Boeing [NYSE: BA], in conjunction with Hughes Network Systems, LLC [HUGHES], has successfully demonstrated the space-based delivery of MP-3 files, a streaming video multi-cast and voice over Internet protocol services to a government audience, validating key elements of the Boeing communications approach for the Transformational Satellite Communications Space Segment (TSAT SS) program.
Boeing and Hughes demonstrated to the TSAT customer the system’s functionality using the digital processor on the Hughes SPACEWAY satellite during a series of live, over-the-air tests at Hughes headquarters in Germantown, Md.

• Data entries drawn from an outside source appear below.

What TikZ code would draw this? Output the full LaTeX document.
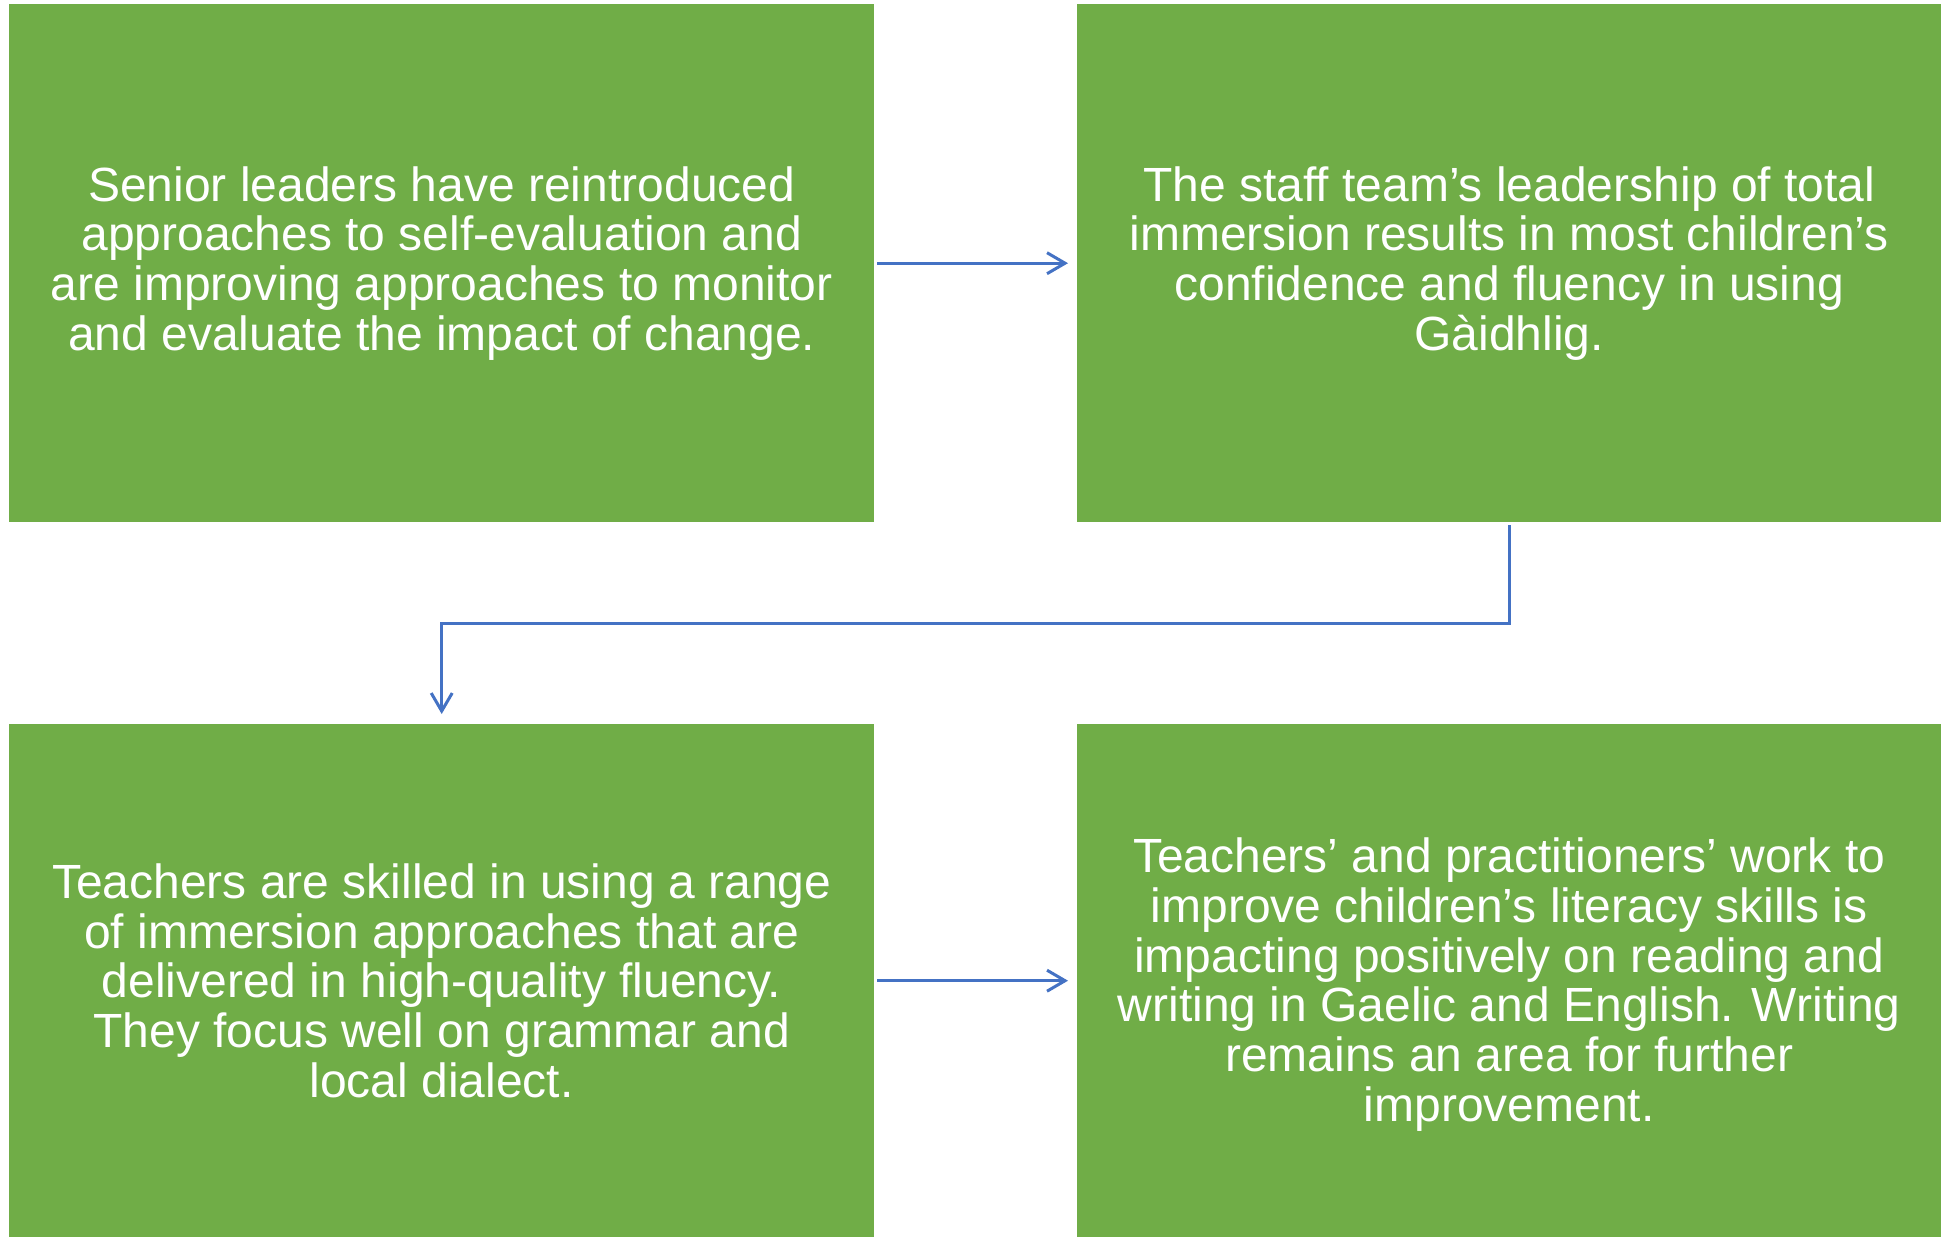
\documentclass[tikz,border=0pt]{standalone}
\usepackage{fontspec}
\setmainfont{Liberation Sans}
\usetikzlibrary{arrows.meta}
\definecolor{boxgreen}{HTML}{70AD47}
\definecolor{arrowblue}{HTML}{4472C4}
\begin{document}
\begin{tikzpicture}[x=1pt,y=-1pt,
  gbox/.style={fill=boxgreen,draw=none,anchor=north west,inner sep=0pt,
    text=white,align=center,font=\fontsize{48}{49.7}\selectfont},
  gtext/.style={inner sep=0pt,text=white,align=center,font=\fontsize{48}{49.7}\selectfont},
  arr/.style={draw=arrowblue,line width=3pt,-{Straight Barb[length=18pt,width=21pt]}}]
\useasboundingbox (0,0) rectangle (1941,1237);
\fill[white] (0,0) rectangle (1941,1237);
\node[gbox,minimum width=865pt,minimum height=518pt] (b1) at (9,4)
  {Senior leaders have reintroduced\\ approaches to self-evaluation and\\ are improving approaches to monitor\\ and evaluate the impact of change.};
\node[gbox,minimum width=864pt,minimum height=518pt] (b2) at (1077,4)
  {The staff team’s leadership of total\\ immersion results in most children’s\\ confidence and fluency in using\\ Gàidhlig.};
\node[gbox,minimum width=865pt,minimum height=513pt] (b3) at (9,724)
  {Teachers are skilled in using a range\\ of immersion approaches that are\\ delivered in high-quality fluency.\\ They focus well on grammar and\\ local dialect.};
\node[gbox,minimum width=864pt,minimum height=513pt] (b4) at (1077,724) {};
\node[gtext] (t4) at ([yshift=-4pt]b4.center)
  {Teachers’ and practitioners’ work to\\ improve children’s literacy skills is\\ impacting positively on reading and\\ writing in Gaelic and English. Writing\\ remains an area for further\\ improvement.};
\draw[arr] ([xshift=3pt]b1.east) -- ([xshift=-9pt]b2.west);
\draw[arr] ([yshift=-3pt]b2.south) -- ++(0,98) -| ([yshift=10pt]b3.north);
\draw[arr] ([xshift=3pt]b3.east) -- ([xshift=-9pt]b4.west);
\end{tikzpicture}
\end{document}
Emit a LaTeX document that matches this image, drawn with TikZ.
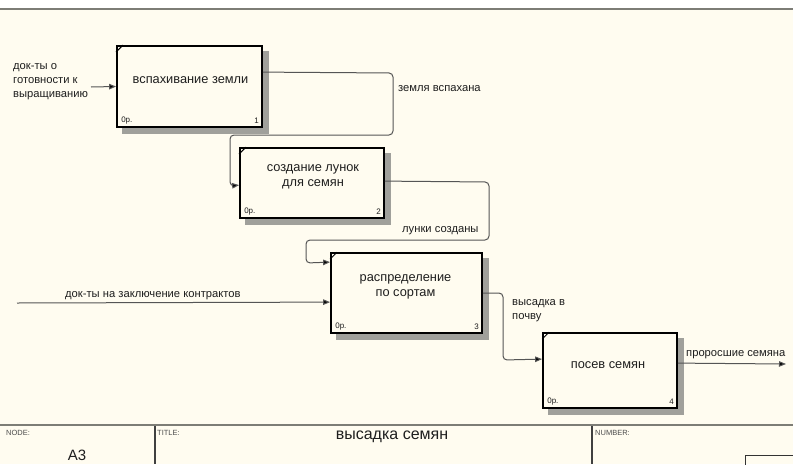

“SPACEWAY is the pathfinder for TSAT,” said John Peterson, Boeing TSAT SS program director. “The demonstrated functionality shows the network services TSAT will build upon, proves the maturity of several technologies and provides an operational model of the TSAT user experience. Our TSAT technology test proves it can be done in the real world, not just on a test bench.”
Boeing currently leads a team that is pursuing the space segment of the TSAT program. TSAT is a major element of a secure, high-capacity global communications network that will serve the U.S. Department of Defense (DOD). Hughes provides the Boeing TSAT team with demonstrated network expertise based on years of satellite system development on the VSAT, Thuraya Mobile Sat and SPACEWAY systems.
“Our military customers are requesting the ability to ‘fight jointly,’ which means that information is accessible to the warfighter, regardless of worldwide location, branch of military, platform or network being used,” Peterson said. “A system’s ability to recognize relevant data and route it automatically, while remaining compliant with information security, is the most important aspect of network-centric operations.”
Boeing’s fourth generation digital processor has the processing power of 10,000 Pentium III chips and is already in use on SPACEWAY, a high-power Boeing 702 spacecraft. The processor is designed to field and manage large amounts of data as a part of a broader network. It also has the inherent capability to efficiently multicast data to other terminals that have joined a multicast group.
Supported by a constellation of satellites in geosynchronous orbit, TSAT SS will provide the backbone for the Defense Department’s high-bandwidth networked communications system. Boeing received the Risk Reduction and System Definition contract in January 2004, and the DOD is expected to select the ultimate system provider in 2008.